Friday, October 26, 2012

Achievement Patch

 Since I cut a big hole in the fender yesterday I figured today would be a good time to fill it back up with some non-rusty metal.  I had already cut a patch panel out of the old trunk lid and cut it to fit so today I just had to grind some edges to get some good, clean metal to weld on and weld it in.

I cut a couple of pieces of scrap so that I could test different settings on the welder.   This way I could hopefully be set up correctly when I started on the actual patch.  Unfortunately, it still took some fine tuning, but it all turned out OK.
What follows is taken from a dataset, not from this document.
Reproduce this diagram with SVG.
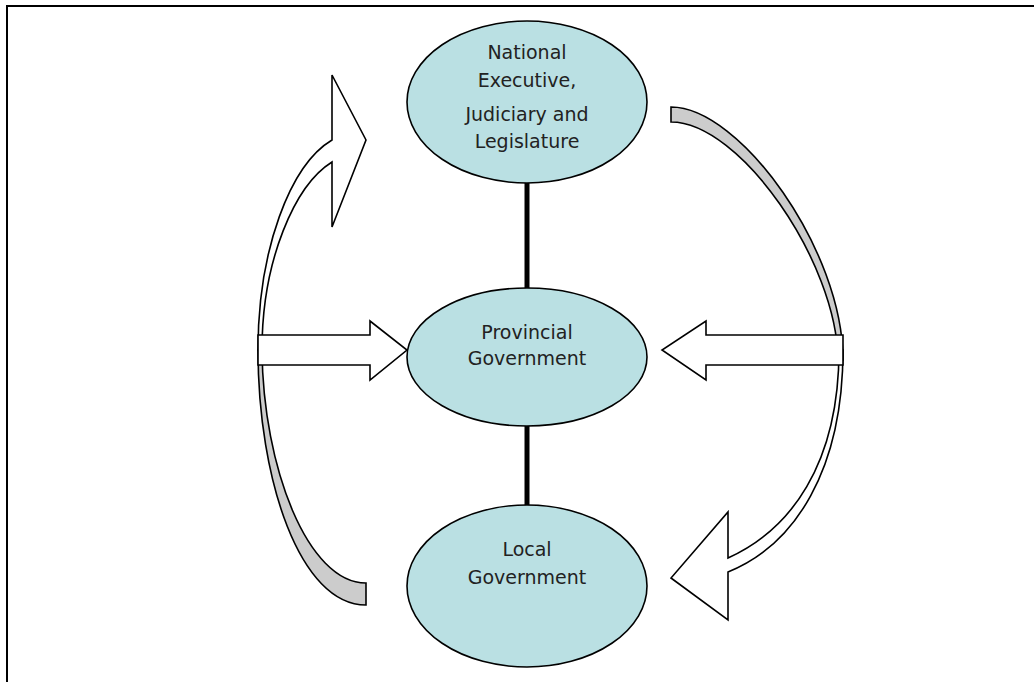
<svg xmlns="http://www.w3.org/2000/svg" width="1034" height="682" viewBox="0 0 1034 682">
  <style>
    .node { fill: #BAE0E3; stroke: #000; stroke-width: 1.6; }
    .label { font-family: "DejaVu Sans", "Liberation Sans", sans-serif; font-size: 19px; fill: #222; text-anchor: middle; }
    .link { stroke: #000; stroke-width: 5; fill: none; }
    .front { fill: #fff; stroke: #000; stroke-width: 1.6; stroke-linejoin: miter; }
    .back { fill: #CCCCCC; stroke: #000; stroke-width: 1.6; }
    .frame { stroke: #000; stroke-width: 2; fill: none; }
  </style>

  <rect width="1034" height="682" fill="#fff"/>
  <!-- page frame: top and left rules -->
  <path class="frame" d="M7,682 L7,6 L1034,6"/>

  <g id="connectors">
    <line class="link" x1="527" y1="183" x2="527" y2="289"/>
    <line class="link" x1="527" y1="425" x2="527" y2="506"/>

    <!-- left curved arrow: shaded back band, then front band with head -->
    <path class="back" d="M366,605 C300,605 258,480 258,350 L262,350 C263,468 308,583 366,583 Z"/>
    <path class="front" d="M258,350 C258,250 290,165 332,140 L332,75 L366,140 L332,227 L332,162 C295,185 262,260 262,350 Z"/>

    <!-- right curved arrow: shaded back band, then front band with head -->
    <path class="back" d="M671,107 C740,107 843,250 843,360 L838,360 C837,262 740,122 671,122 Z"/>
    <path class="front" d="M843,350 C843,470 795,545 728,572 L728,620 L671,578 L728,512 L728,558 C790,530 839,465 839,350 Z"/>

    <!-- block arrows into the provincial node -->
    <path class="front" d="M258,335 L370,335 L370,321 L407,350 L370,380 L370,365 L258,365 Z"/>
    <path class="front" d="M843,335 L706,335 L706,321 L662,350 L706,380 L706,365 L843,365 Z"/>
  </g>

  <g id="national">
    <ellipse class="node" cx="527" cy="102" rx="120" ry="81"/>
    <text class="label" x="527" y="59">National</text>
    <text class="label" x="527" y="87">Executive,</text>
    <text class="label" x="527" y="121">Judiciary and</text>
    <text class="label" x="527" y="148">Legislature</text>
  </g>

  <g id="provincial">
    <ellipse class="node" cx="527" cy="357" rx="120" ry="69"/>
    <text class="label" x="527" y="339">Provincial</text>
    <text class="label" x="527" y="365">Government</text>
  </g>

  <g id="local">
    <ellipse class="node" cx="527" cy="586" rx="120" ry="81"/>
    <text class="label" x="527" y="556">Local</text>
    <text class="label" x="527" y="584">Government</text>
  </g>
</svg>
Because sheet metal is thin you cannot simply weld a solid line, or bead.  If you do this it will cause the metal to absorb too much heat and then when it cools the metal will shrink, causing it to warp and crumble like a paper cup.  The avoid this you have to make small, individual tack welds, alternating sides with each weld, to prevent heat buildup.  You must continue to do this until all the tack welds form a solid line of weld all around the panel.  Even with this method, you still must take your time and go slow and give time for the metal to cool.  Because there is a slight curve to the fender I started one one side and aligned the panel at each new tack weld. 

I was more than halfway done at this point and it was very tempting to want to just lay down a bead and finish up, but that would ruin all the work I'd done so far.  There were a few places that blew straight through so I had to go back and fill them with the voltage on the welder turned down.

This is what it looked like when I finished the first go around.  When it's time to grind the welds down, you still have to do a little at a time and go slowly.  The grinding can also build up too much heat and cause the metal to warp.  I would use my hand and feel the metal and when it would get slightly too warm to the touch I would let it cool.  Once, the metal was much too hot and instantly burned the palm of my hand.  It hurt pretty bad, but not as bad as the two other burns I've had recently, the worst being when I lost balance when working on my motorcycle and before I could even think I reached to keep myself from falling over by grabbing the exhaust.  Two of my fingers are still slightly numb.

I will say one thing about the new car paint, it was very thick and very durable compared to the old car paint I've been used to dealing with.  It was such a pain to remove that I just took the fender back over to dad's, where my mini-sand blaster was, and I sand blasted it off.  Even the blaster was having a time with it, due to the small capacity of sand it can hold and the small compressor I was using, so I used 80 grit paper and the DA sander I borrowed from Gary, the guy who built the 455 engine, and sanded it down, then finally went back over it with the sand blaster.  The sand blaster turns everything the same color and reveals any pinholes that are left.  I found a few and welded them up.

Then I used the angle grinder to grind them back down.  The grinder makes the metal shine and the sand blaster makes the metal dull, so where I ground each weld down it left a shiny spot.  This is how you can tell your welds are perfectly flat.  When you move the grinder over them and it leaves a perfectly flat trace you know you have smoothed it out correctly.  Notice that the shape of the patch panel has left the original holes for the clips that will hold the chrome molding on.  If I had eliminated those holes it would have been a lot of extra work finding exactly where to drill the new ones.

Considering that this was my first patch panel and it's something I've always been too intimidated to try, until now when it became necessary, I think it came out very well.  I took it down to the previously mentioned body shop and the guy there said he thought it was a really nice job, so that alleviated my fears and hopefully it won't all fall out the first time we drive down the road.